What follows is a portion of an essay my son, Grant Bright, wrote for a scholarship application. I thought I would share it here.
“This place. This is the fruit of unquestioned, ferocious conviction. This is where absolute certainty leads.”
Most people who read this essay probably won’t recognize that quote. Those few who do are probably wondering how a quote from Wolfenstein: The New Order, an M-rated video game, could possibly be relevant to an essay about the importance of lifelong learning. Allow me to explain how.
To understand that quote and how it’s relevant, we’ll need a little context. Those three sentences are spoken by Set Roth, a jewish character from The New Order. And “the place” he’s referring to is Camp Belica, a nazi-run death camp. It is, in essence, a place run by people so certain in their worldview and ideology they are willing to engage in industrialized mass-murder in that ideology’s name, so certain that they have nothing more to learn that they slaughter millions of people who they believe have nothing to contribute to their New Order.

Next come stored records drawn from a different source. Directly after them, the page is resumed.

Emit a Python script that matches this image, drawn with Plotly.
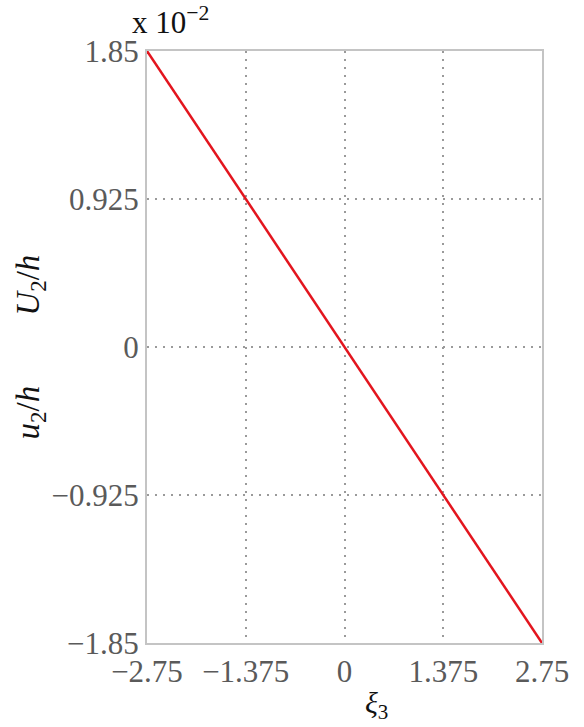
import plotly.graph_objects as go

xi3 = [-2.75, 0.0, 2.75]
u2_h = [1.85, 0.0, -1.85]
x_ticks = [-2.75, -1.375, 0, 1.375, 2.75]
x_tick_labels = ["\u22122.75", "\u22121.375", "0", "1.375", "2.75"]
y_ticks = [-1.85, -0.925, 0, 0.925, 1.85]
y_tick_labels = ["\u22121.85", "\u22120.925", "0", "0.925", "1.85"]

FONT = "Liberation Serif"
TICKCOL = "#5a5a5a"
TS = 31

fig = go.Figure()
fig.add_trace(go.Scatter(x=xi3, y=u2_h, mode="lines",
                         line=dict(color="#e3151e", width=2.5),
                         showlegend=False, hoverinfo="skip"))

grid = dict(showgrid=True, gridcolor="#9a9a9a", griddash="2px,6px", gridwidth=1.5,
            showline=True, linecolor="#c4c4c4", linewidth=2, mirror=True,
            zeroline=False, ticks="", tickfont=dict(family=FONT, size=TS, color=TICKCOL))

fig.update_layout(
    width=584, height=727,
    margin=dict(l=147, r=42, t=51, b=84),
    paper_bgcolor="white", plot_bgcolor="white",
    font=dict(family=FONT, size=TS, color=TICKCOL),
    xaxis=dict(range=[-2.75, 2.75], tickvals=x_ticks, ticktext=x_tick_labels, **grid),
    yaxis=dict(range=[-1.85, 1.85], tickvals=y_ticks, ticktext=y_tick_labels, **grid),
)

fig.add_annotation(text="x 10<sup>\u22122</sup>", xref="paper", yref="paper",
                   x=-0.043, y=1.052, xanchor="left", yanchor="middle", showarrow=False,
                   font=dict(family=FONT, size=31, color="#111111"))
fig.add_annotation(text="<i>\u03be</i><sub>3</sub>", xref="paper", yref="paper",
                   x=0.582, y=-0.105, xanchor="center", yanchor="middle", showarrow=False,
                   font=dict(family=FONT, size=30, color="#111111"))
fig.add_annotation(text="<i>U</i><sub>2</sub>/<i>h</i>", xref="paper", yref="paper",
                   x=-0.294, y=0.605, xanchor="center", yanchor="middle", showarrow=False,
                   textangle=-90, font=dict(family=FONT, size=33, color="#111111"))
fig.add_annotation(text="<i>u</i><sub>2</sub>/<i>h</i>", xref="paper", yref="paper",
                   x=-0.294, y=0.389, xanchor="center", yanchor="middle", showarrow=False,
                   textangle=-90, font=dict(family=FONT, size=33, color="#111111"))

fig.write_html("out.html")
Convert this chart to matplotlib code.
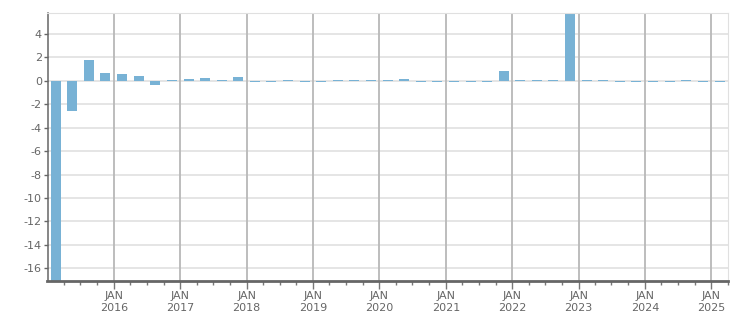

And as you are likely all too aware, the Nazis didn’t just do that in the context of Wolfenstein: The New Order. Despite what some holocaust deniers would have you believe, places like Camp Belica did exist in the real world, places such as Auschwitz and Dachau and Nohra. I should know; I’ve studied the Nazis very thoroughly, reading things like Maus and Night, all in my quest to understand what drove the Nazis to let their fanaticism override their basic human decency, what drives other cultures to keep making the same mistake, even after the end of World War II. And I’ve found that the reasons why a group decides that another needs to be wiped out almost always boils down to the same absolute certainty Set Roth spoke of.
That, right there, is why lifelong learning is important. Absolute certainty that there is nothing more to learn is what brought about the holocaust, so naturally the best way to prevent it is to embrace uncertainty, embrace the fact that there will always be more to learn. And we do that by understanding other viewpoints, acknowledging and listening to criticism, and being willing to change our beliefs when they’re proven wrong or misleading. Instead of just blindly accepting statements because it’s what we want to hear, we ask ourselves hard questions about those beliefs and whether they line up with our values and knowledge, backing them up not with raw emotion but evidence, research, and data, and changing them to reflect new information we receive.
That’s why I’m seeking a college education as an Economist. While many of them, like Claudia Goldin, have been doing groundbreaking research on the flaws in our society and how we can leverage economics to fix them, others are falling into the same trap that the Nazis fell into, clinging to economic policies that benefit the rich and powerful at the cost of those below them because they don’t want to admit that they’re wrong. We need more Economists like Goldin, like me; people who go in with a willingness to analyze and deconstruct past assumptions, people who are willing to acknowledge that they don’t know everything, people who truly understand that the quest to learn is life-long, and doesn’t end when you graduate from school.